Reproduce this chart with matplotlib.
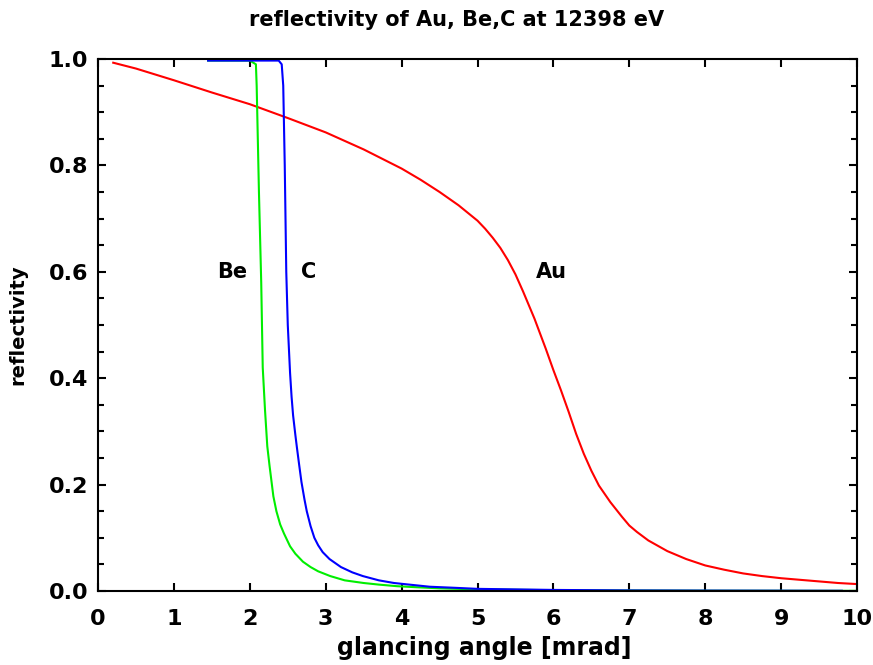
import matplotlib
matplotlib.use("Agg")
import matplotlib.pyplot as plt
from matplotlib.ticker import MultipleLocator, FormatStrFormatter

# ==========================================
# DATA
# ==========================================

au_angle = [0.2, 0.5, 1.0, 1.5, 2.0, 2.5, 3.0, 3.5, 4.0, 4.25, 4.5, 4.75,
            5.0, 5.1, 5.2, 5.3, 5.4, 5.5, 5.6, 5.75, 5.9, 6.0, 6.1, 6.2,
            6.3, 6.4, 6.5, 6.6, 6.75, 6.9, 7.0, 7.1, 7.25, 7.5, 7.75, 8.0,
            8.25, 8.5, 8.75, 9.0, 9.25, 9.5, 9.75, 10.0]
au_refl = [0.993, 0.982, 0.960, 0.937, 0.915, 0.889, 0.862, 0.830, 0.794,
           0.773, 0.750, 0.725, 0.696, 0.681, 0.664, 0.645, 0.622, 0.595,
           0.563, 0.512, 0.455, 0.415, 0.377, 0.337, 0.295, 0.258, 0.226,
           0.198, 0.167, 0.140, 0.123, 0.111, 0.095, 0.075, 0.060, 0.048,
           0.040, 0.033, 0.028, 0.024, 0.021, 0.018, 0.015, 0.013]

be_angle = [1.45, 2.0, 2.08, 2.09, 2.12, 2.15, 2.17, 2.2, 2.23, 2.26, 2.31,
            2.35, 2.4, 2.45, 2.53, 2.6, 2.7, 2.8, 2.9, 3.06, 3.25, 3.5, 3.7,
            3.94, 4.2, 4.5, 5.0, 6.0, 7.0, 8.0, 10.0]
be_refl = [0.997, 0.997, 0.99, 0.95, 0.75, 0.58, 0.42, 0.34, 0.272, 0.235,
           0.178, 0.150, 0.125, 0.108, 0.084, 0.070, 0.055, 0.045, 0.037,
           0.028, 0.020, 0.015, 0.012, 0.009, 0.007, 0.005, 0.003, 0.0015,
           0.001, 0.0006, 0.0003]

c_angle = [1.45, 2.38, 2.42, 2.44, 2.46, 2.48, 2.5, 2.53, 2.55, 2.57, 2.6,
           2.62, 2.65, 2.68, 2.72, 2.75, 2.8, 2.85, 2.9, 2.96, 3.05, 3.2,
           3.35, 3.49, 3.7, 3.9, 4.1, 4.37, 4.7, 5.0, 6.0, 7.0, 8.0, 9.8]
c_refl = [0.997, 0.997, 0.99, 0.95, 0.8, 0.6, 0.5, 0.41, 0.365, 0.33, 0.293,
          0.27, 0.237, 0.205, 0.172, 0.150, 0.122, 0.1, 0.086, 0.073, 0.06,
          0.045, 0.035, 0.028, 0.02, 0.015, 0.012, 0.008, 0.006, 0.004,
          0.002, 0.001, 0.0007, 0.0004]

labels = ["Be", "C", "Au"]
label_x = [1.77, 2.77, 5.97]
label_y = [0.60, 0.60, 0.60]

# ==========================================
# PLOT
# ==========================================

plt.rcParams["font.family"] = "DejaVu Sans"
plt.rcParams["font.weight"] = "bold"

fig = plt.figure(figsize=(8.73, 6.65), dpi=100)
ax = fig.add_axes([0.1123, 0.1113, 0.8694, 0.8000])

ax.plot(au_angle, au_refl, color="#ff0000", lw=1.5)
ax.plot(be_angle, be_refl, color="#00ee00", lw=1.5)
ax.plot(c_angle, c_refl, color="#0000ff", lw=1.5)

for txt, lx, ly in zip(labels, label_x, label_y):
    ax.text(lx, ly, txt, fontsize=15, fontweight="bold", ha="center", va="center")

ax.set_xlim(0, 10)
ax.set_ylim(0, 1)

ax.xaxis.set_major_locator(MultipleLocator(1))
ax.yaxis.set_major_locator(MultipleLocator(0.2))
ax.yaxis.set_minor_locator(MultipleLocator(0.05))
ax.yaxis.set_major_formatter(FormatStrFormatter("%.1f"))

ax.tick_params(which="both", direction="in", top=True, right=True,
               width=1.5, labelsize=16)
ax.tick_params(which="major", length=6)
ax.tick_params(which="minor", length=4.5)
ax.tick_params(axis="x", pad=13)
ax.tick_params(axis="y", pad=7)
for lab in ax.get_xticklabels() + ax.get_yticklabels():
    lab.set_fontweight("bold")

for sp in ax.spines.values():
    sp.set_linewidth(1.5)

ax.set_xlabel("glancing angle [mrad]", fontsize=17, fontweight="bold", labelpad=5)
ax.xaxis.label.set_x(0.509)
ax.set_ylabel("reflectivity", fontsize=14, fontweight="bold", labelpad=15)
ax.set_title("reflectivity of Au, Be,C at 12398 eV", fontsize=15,
             fontweight="bold", pad=24, x=0.472)

fig.savefig("out.png", dpi=100)
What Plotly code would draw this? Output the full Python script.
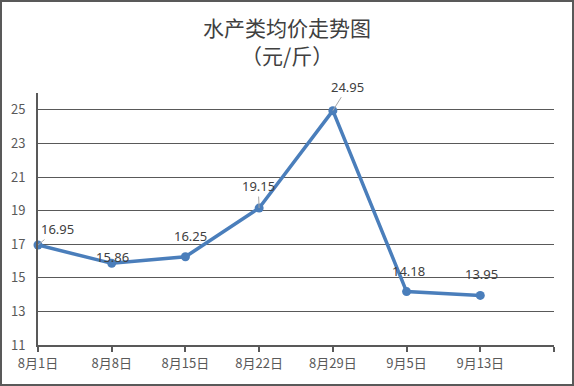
import plotly.graph_objects as go

categories = ["8月1日", "8月8日", "8月15日", "8月22日", "8月29日", "9月5日", "9月13日"]
prices = [16.95, 15.86, 16.25, 19.15, 24.95, 14.18, 13.95]
y_ticks = [11, 13, 15, 17, 19, 21, 23, 25]

x_idx = list(range(len(categories)))

fig = go.Figure()
fig.add_trace(go.Scatter(
    x=x_idx, y=prices, mode="lines+markers",
    line=dict(color="#4A7EBB", width=3.5),
    marker=dict(color="#4A7EBB", size=9),
    showlegend=False, hoverinfo="skip", cliponaxis=False,
))

label_cfg = [
    dict(arrow=True, ax=19, ay=-16),
    dict(arrow=False, xs=1, ys=6),
    dict(arrow=False, xs=5, ys=21),
    dict(arrow=True, ax=-1, ay=-22),
    dict(arrow=True, ax=15, ay=-24),
    dict(arrow=False, xs=2, ys=21),
    dict(arrow=False, xs=1, ys=21),
]
font_lbl = dict(family="Noto Sans, DejaVu Sans, sans-serif", size=13, color="#404040")
for xi, v, cfg in zip(x_idx, prices, label_cfg):
    txt = f"{v:.2f}"
    if cfg["arrow"]:
        fig.add_annotation(x=xi, y=v, text=txt, showarrow=True, ax=cfg["ax"], ay=cfg["ay"],
                           arrowhead=0, arrowwidth=1, arrowcolor="#A6A6A6", standoff=0,
                           font=font_lbl)
    else:
        fig.add_annotation(x=xi, y=v, text=txt, showarrow=False, xshift=cfg["xs"], yshift=cfg["ys"],
                           font=font_lbl)

W, H = 574, 386
L, R, T, B = 38, 20, 93, 41
pw, ph = W - L - R, H - T - B

def px_x(p):
    return (p - L) / pw

def px_y(p):
    return (H - B - p) / ph

title_font = dict(family="Noto Sans CJK SC, sans-serif", size=21, color="#404040")
fig.add_annotation(xref="paper", yref="paper", x=px_x(287), y=px_y(27), text="水产类均价走势图",
                   showarrow=False, font=title_font, xanchor="center", yanchor="middle")
fig.add_annotation(xref="paper", yref="paper", x=px_x(287), y=px_y(55), text="（元/斤）",
                   showarrow=False, font=title_font, xanchor="center", yanchor="middle")

fig.add_shape(type="rect", xref="paper", yref="paper",
              x0=px_x(1), x1=px_x(573), y0=px_y(385), y1=px_y(1),
              line=dict(color="#595959", width=2), fillcolor="rgba(0,0,0,0)", layer="above")

tick_font = dict(family="Noto Sans CJK SC, sans-serif", size=13, color="#595959")
fig.update_xaxes(
    range=[0, len(categories)], tickvals=list(range(len(categories) + 1)),
    ticktext=categories + [""],
    showgrid=False, zeroline=False, showline=True, linecolor="#595959", linewidth=2,
    ticks="outside", ticklen=5, tickwidth=2, tickcolor="#595959",
    tickfont=tick_font, automargin=False,
)
fig.update_yaxes(
    range=[11, 26], tickvals=y_ticks,
    showgrid=True, gridcolor="#595959", gridwidth=1,
    zeroline=False, showline=True, linecolor="#595959", linewidth=2,
    ticks="", ticklabelstandoff=8, tickfont=tick_font, automargin=False,
)
fig.update_layout(
    width=W, height=H, margin=dict(l=L, r=R, t=T, b=B, autoexpand=False),
    paper_bgcolor="white", plot_bgcolor="white",
)
fig.write_html("out.html", config={"displayModeBar": False},
               post_script="document.body.style.margin='0';document.body.style.padding='0';")
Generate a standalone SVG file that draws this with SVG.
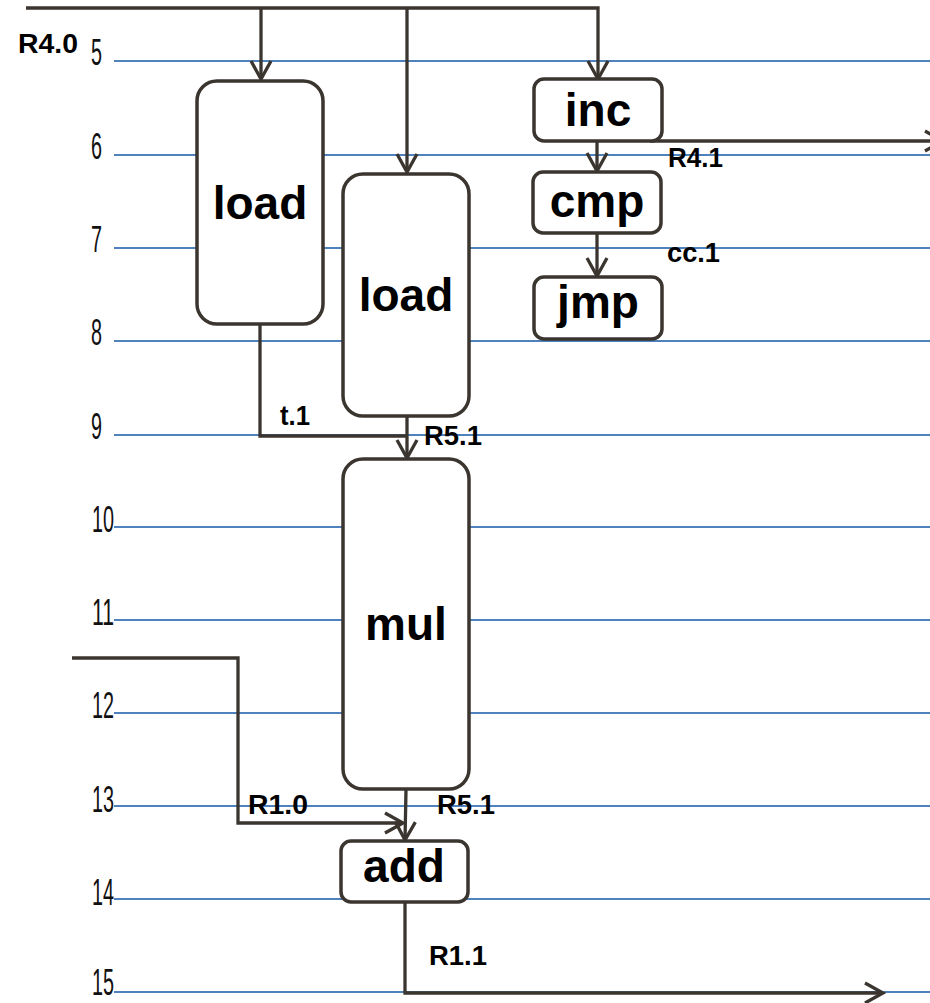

● ● ●

- REQUIRED TASK
Emit the lines of the material exactly, from its first line to the line containing "0.040, 0.033, 0.028, 0.024, 0.021, 0.018, 0.015, 0.013]", inclusive; leave every picture out.

- RESULT FOR THIS TASK
Reproduce this chart with matplotlib.
import matplotlib
matplotlib.use("Agg")
import matplotlib.pyplot as plt
from matplotlib.ticker import MultipleLocator, FormatStrFormatter

# ==========================================
# DATA
# ==========================================

au_angle = [0.2, 0.5, 1.0, 1.5, 2.0, 2.5, 3.0, 3.5, 4.0, 4.25, 4.5, 4.75,
            5.0, 5.1, 5.2, 5.3, 5.4, 5.5, 5.6, 5.75, 5.9, 6.0, 6.1, 6.2,
            6.3, 6.4, 6.5, 6.6, 6.75, 6.9, 7.0, 7.1, 7.25, 7.5, 7.75, 8.0,
            8.25, 8.5, 8.75, 9.0, 9.25, 9.5, 9.75, 10.0]
au_refl = [0.993, 0.982, 0.960, 0.937, 0.915, 0.889, 0.862, 0.830, 0.794,
           0.773, 0.750, 0.725, 0.696, 0.681, 0.664, 0.645, 0.622, 0.595,
           0.563, 0.512, 0.455, 0.415, 0.377, 0.337, 0.295, 0.258, 0.226,
           0.198, 0.167, 0.140, 0.123, 0.111, 0.095, 0.075, 0.060, 0.048,
           0.040, 0.033, 0.028, 0.024, 0.021, 0.018, 0.015, 0.013]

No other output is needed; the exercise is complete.